🤖 AI Summary
This study investigates the theoretical and practical limits of visual tokens in vision-language models (VLMs) for encoding textual information. Through a stress test that incrementally increases the number of characters embedded in images, the authors uncover a three-phase transition behavior—stable, transitional, and collapse—in token recognition performance as information density rises. They propose, for the first time, a universal probabilistic scaling law that integrates average token load with visual density, demonstrating its validity across multiple mainstream VLMs. This work provides both theoretical grounding and empirical guidance for compressing high-density visual contexts, clearly delineating the critical trade-off boundary between efficiency and accuracy in visual language understanding.
📝 Abstract
Recent vision-centric approaches have made significant strides in long-context modeling. Represented by DeepSeek-OCR, these models encode rendered text into continuous vision tokens, achieving high compression rates without sacrificing recognition precision. However, viewing the vision encoder as a lossy channel with finite representational capacity raises a fundamental question: what is the information upper bound of visual tokens? To investigate this limit, we conduct controlled stress tests by progressively increasing the information quantity (character count) within an image.

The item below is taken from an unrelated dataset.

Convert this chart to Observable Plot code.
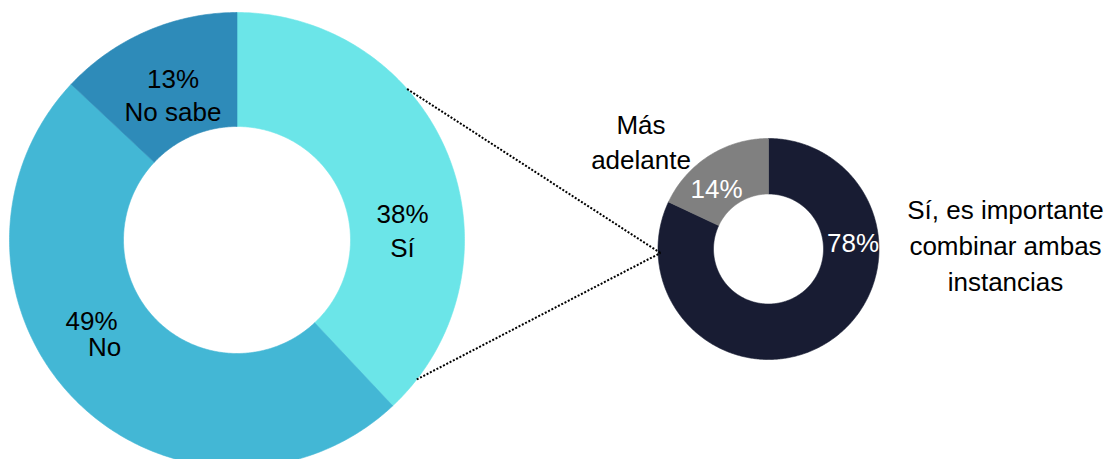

We observe a distinct phase-transition phenomenon characterized by three regimes: a near-perfect Stable Phase, an Instability Phase marked by increased error variance, and a total Collapse Phase. We analyze the mechanical origins of these transitions and identify key factors. Furthermore, we formulate a probabilistic scaling law that unifies average vision token load and visual density into a latent difficulty metric. Extensive experiments across various Vision-Language Models demonstrate the universality of this scaling law, providing critical empirical guidance for optimizing the efficiency-accuracy trade-off in visual context compression.